(SUPPLIED MATERIAL)
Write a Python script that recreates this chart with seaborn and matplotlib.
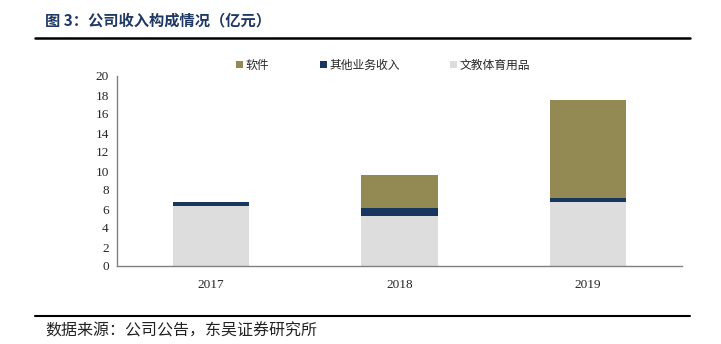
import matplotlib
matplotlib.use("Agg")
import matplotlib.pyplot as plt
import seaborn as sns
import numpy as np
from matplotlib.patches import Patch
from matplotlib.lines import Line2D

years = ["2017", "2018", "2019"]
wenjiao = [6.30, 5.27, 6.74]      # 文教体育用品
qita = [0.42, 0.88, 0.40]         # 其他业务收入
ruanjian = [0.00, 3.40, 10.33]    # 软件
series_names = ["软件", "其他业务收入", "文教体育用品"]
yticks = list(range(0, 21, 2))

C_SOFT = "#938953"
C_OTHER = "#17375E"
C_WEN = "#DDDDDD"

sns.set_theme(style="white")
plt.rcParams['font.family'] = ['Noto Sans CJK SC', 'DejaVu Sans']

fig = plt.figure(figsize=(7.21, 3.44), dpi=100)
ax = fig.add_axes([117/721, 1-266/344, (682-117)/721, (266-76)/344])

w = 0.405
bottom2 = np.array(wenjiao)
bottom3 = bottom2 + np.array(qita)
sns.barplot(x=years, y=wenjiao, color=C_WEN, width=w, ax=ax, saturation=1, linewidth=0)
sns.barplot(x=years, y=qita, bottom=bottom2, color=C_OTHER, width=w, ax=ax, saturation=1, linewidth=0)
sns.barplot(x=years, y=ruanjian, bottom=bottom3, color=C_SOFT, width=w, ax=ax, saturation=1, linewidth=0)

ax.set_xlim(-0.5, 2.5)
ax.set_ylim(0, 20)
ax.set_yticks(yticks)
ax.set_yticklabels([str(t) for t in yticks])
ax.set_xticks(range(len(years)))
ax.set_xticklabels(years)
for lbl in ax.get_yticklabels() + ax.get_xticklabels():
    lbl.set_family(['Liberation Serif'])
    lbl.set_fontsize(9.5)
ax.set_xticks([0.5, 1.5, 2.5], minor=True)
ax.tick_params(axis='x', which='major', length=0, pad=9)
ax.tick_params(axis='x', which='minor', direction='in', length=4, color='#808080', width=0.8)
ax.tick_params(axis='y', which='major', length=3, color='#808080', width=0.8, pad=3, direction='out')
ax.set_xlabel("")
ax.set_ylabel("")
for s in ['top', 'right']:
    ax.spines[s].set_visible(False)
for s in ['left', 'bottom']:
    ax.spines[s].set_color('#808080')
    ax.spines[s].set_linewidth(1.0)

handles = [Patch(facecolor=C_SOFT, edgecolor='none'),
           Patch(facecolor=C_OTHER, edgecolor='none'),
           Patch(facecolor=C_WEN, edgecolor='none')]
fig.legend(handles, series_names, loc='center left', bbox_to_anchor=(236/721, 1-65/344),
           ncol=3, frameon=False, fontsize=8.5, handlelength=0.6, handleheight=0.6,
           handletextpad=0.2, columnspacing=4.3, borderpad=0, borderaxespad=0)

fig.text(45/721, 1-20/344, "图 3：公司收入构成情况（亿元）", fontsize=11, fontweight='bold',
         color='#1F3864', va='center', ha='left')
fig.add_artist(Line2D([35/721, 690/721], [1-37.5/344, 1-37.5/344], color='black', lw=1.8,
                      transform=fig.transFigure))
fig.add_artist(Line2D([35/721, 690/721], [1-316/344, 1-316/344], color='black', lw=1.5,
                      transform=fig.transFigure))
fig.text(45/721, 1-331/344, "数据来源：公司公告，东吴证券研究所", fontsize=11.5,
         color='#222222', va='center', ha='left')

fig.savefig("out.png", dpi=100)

(BRIEF) Return, unchanged, the lines from the first line of the material through the line that holds "columnspacing=4.3, borderpad=0, borderaxespad=0)", inclusive, omitting pictures.

(RESULT OF THIS EXERCISE)
Write a Python script that recreates this chart with seaborn and matplotlib.
import matplotlib
matplotlib.use("Agg")
import matplotlib.pyplot as plt
import seaborn as sns
import numpy as np
from matplotlib.patches import Patch
from matplotlib.lines import Line2D

years = ["2017", "2018", "2019"]
wenjiao = [6.30, 5.27, 6.74]      # 文教体育用品
qita = [0.42, 0.88, 0.40]         # 其他业务收入
ruanjian = [0.00, 3.40, 10.33]    # 软件
series_names = ["软件", "其他业务收入", "文教体育用品"]
yticks = list(range(0, 21, 2))

C_SOFT = "#938953"
C_OTHER = "#17375E"
C_WEN = "#DDDDDD"

sns.set_theme(style="white")
plt.rcParams['font.family'] = ['Noto Sans CJK SC', 'DejaVu Sans']

fig = plt.figure(figsize=(7.21, 3.44), dpi=100)
ax = fig.add_axes([117/721, 1-266/344, (682-117)/721, (266-76)/344])

w = 0.405
bottom2 = np.array(wenjiao)
bottom3 = bottom2 + np.array(qita)
sns.barplot(x=years, y=wenjiao, color=C_WEN, width=w, ax=ax, saturation=1, linewidth=0)
sns.barplot(x=years, y=qita, bottom=bottom2, color=C_OTHER, width=w, ax=ax, saturation=1, linewidth=0)
sns.barplot(x=years, y=ruanjian, bottom=bottom3, color=C_SOFT, width=w, ax=ax, saturation=1, linewidth=0)

ax.set_xlim(-0.5, 2.5)
ax.set_ylim(0, 20)
ax.set_yticks(yticks)
ax.set_yticklabels([str(t) for t in yticks])
ax.set_xticks(range(len(years)))
ax.set_xticklabels(years)
for lbl in ax.get_yticklabels() + ax.get_xticklabels():
    lbl.set_family(['Liberation Serif'])
    lbl.set_fontsize(9.5)
ax.set_xticks([0.5, 1.5, 2.5], minor=True)
ax.tick_params(axis='x', which='major', length=0, pad=9)
ax.tick_params(axis='x', which='minor', direction='in', length=4, color='#808080', width=0.8)
ax.tick_params(axis='y', which='major', length=3, color='#808080', width=0.8, pad=3, direction='out')
ax.set_xlabel("")
ax.set_ylabel("")
for s in ['top', 'right']:
    ax.spines[s].set_visible(False)
for s in ['left', 'bottom']:
    ax.spines[s].set_color('#808080')
    ax.spines[s].set_linewidth(1.0)

handles = [Patch(facecolor=C_SOFT, edgecolor='none'),
           Patch(facecolor=C_OTHER, edgecolor='none'),
           Patch(facecolor=C_WEN, edgecolor='none')]
fig.legend(handles, series_names, loc='center left', bbox_to_anchor=(236/721, 1-65/344),
           ncol=3, frameon=False, fontsize=8.5, handlelength=0.6, handleheight=0.6,
           handletextpad=0.2, columnspacing=4.3, borderpad=0, borderaxespad=0)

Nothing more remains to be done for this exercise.